◆ Problem details ◆
Find every line in the records below that holds the word "matplotlib" and copy it.

* start Records for this task *

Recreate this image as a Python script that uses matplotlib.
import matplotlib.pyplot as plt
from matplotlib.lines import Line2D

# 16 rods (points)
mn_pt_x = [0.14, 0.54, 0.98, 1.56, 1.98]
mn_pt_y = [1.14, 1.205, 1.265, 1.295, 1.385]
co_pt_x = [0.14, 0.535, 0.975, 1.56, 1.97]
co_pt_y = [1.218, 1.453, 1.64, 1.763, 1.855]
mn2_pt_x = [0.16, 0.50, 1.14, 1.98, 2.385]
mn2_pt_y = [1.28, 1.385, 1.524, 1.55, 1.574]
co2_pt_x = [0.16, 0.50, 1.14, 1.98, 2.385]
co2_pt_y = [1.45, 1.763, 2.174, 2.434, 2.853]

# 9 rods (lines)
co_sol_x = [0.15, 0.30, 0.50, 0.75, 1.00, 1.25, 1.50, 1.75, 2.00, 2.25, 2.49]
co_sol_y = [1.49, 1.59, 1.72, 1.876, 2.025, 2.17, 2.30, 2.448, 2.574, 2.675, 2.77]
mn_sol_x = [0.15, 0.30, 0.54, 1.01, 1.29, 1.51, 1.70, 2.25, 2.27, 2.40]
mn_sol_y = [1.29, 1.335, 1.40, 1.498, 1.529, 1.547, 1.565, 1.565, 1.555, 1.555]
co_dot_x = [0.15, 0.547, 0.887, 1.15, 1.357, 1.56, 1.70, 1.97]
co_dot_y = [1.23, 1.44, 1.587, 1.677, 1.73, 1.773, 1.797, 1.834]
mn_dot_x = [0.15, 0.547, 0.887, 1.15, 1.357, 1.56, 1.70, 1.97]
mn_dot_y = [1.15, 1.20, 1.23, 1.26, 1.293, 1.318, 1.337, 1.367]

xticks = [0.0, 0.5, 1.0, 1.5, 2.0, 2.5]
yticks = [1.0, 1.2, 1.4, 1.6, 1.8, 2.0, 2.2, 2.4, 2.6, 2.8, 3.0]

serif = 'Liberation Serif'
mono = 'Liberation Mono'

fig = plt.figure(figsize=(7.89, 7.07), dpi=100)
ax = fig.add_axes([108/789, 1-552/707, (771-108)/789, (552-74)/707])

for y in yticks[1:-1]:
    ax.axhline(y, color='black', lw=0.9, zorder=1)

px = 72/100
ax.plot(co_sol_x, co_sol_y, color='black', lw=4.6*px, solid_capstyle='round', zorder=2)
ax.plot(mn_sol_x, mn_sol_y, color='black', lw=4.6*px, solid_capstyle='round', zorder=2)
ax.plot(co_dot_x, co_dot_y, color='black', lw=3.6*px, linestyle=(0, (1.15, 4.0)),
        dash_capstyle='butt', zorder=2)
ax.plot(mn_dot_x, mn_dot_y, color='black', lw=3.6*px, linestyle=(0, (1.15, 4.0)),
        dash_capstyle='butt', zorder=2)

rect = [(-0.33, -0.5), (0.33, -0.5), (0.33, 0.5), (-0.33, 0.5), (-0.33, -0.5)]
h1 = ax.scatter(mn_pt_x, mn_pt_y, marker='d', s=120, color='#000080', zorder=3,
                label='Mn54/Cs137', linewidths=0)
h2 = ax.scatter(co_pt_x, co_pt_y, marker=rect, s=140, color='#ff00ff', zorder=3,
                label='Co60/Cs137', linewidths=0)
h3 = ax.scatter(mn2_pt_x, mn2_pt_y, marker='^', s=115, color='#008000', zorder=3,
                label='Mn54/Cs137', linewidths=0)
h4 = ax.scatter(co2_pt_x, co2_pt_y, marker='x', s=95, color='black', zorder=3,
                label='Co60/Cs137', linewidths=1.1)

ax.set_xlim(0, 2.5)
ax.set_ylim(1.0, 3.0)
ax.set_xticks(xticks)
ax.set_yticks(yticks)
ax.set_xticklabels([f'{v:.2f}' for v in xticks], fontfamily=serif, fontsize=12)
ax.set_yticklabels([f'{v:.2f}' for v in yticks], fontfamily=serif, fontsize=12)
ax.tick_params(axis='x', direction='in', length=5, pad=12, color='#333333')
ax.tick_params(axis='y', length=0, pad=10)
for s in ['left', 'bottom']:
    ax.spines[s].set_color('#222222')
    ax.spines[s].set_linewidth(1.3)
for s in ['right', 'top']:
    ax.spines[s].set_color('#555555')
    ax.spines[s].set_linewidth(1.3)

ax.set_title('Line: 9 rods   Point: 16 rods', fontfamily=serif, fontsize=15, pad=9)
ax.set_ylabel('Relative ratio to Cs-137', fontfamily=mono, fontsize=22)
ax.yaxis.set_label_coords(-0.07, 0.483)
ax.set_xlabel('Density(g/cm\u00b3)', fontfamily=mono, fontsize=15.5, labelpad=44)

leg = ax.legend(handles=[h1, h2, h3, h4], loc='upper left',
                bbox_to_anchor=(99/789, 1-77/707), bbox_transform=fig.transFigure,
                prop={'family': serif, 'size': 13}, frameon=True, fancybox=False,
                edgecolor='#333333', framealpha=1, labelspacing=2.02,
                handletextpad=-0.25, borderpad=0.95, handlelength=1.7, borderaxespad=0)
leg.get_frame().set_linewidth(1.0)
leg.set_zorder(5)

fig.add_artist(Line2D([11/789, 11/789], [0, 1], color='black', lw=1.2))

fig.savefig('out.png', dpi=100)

* end Records for this task *
* start Records for this task *

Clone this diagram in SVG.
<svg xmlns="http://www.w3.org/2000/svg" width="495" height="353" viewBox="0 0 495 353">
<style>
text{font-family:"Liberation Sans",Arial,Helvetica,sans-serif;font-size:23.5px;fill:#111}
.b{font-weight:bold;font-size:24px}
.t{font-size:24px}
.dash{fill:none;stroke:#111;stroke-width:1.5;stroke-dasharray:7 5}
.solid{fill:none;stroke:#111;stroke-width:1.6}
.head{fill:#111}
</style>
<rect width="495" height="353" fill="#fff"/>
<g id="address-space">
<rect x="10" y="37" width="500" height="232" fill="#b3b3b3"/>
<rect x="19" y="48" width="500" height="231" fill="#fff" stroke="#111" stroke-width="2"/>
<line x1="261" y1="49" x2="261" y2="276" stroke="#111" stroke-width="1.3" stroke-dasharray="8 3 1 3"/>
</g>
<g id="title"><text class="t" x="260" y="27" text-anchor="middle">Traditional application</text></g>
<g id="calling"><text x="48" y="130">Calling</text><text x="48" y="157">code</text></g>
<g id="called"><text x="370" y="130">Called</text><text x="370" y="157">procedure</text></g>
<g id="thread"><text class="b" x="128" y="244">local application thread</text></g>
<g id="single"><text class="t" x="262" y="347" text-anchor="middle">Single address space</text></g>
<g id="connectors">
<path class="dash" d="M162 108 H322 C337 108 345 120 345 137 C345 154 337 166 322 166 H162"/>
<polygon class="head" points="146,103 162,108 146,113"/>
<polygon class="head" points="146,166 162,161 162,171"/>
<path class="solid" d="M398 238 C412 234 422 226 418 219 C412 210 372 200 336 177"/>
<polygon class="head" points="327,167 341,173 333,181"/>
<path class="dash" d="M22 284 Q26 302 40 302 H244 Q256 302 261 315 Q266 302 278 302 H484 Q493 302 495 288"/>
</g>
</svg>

* end Records for this task *

◆ Response to this task ◆
Recreate this image as a Python script that uses matplotlib.
import matplotlib.pyplot as plt
from matplotlib.lines import Line2D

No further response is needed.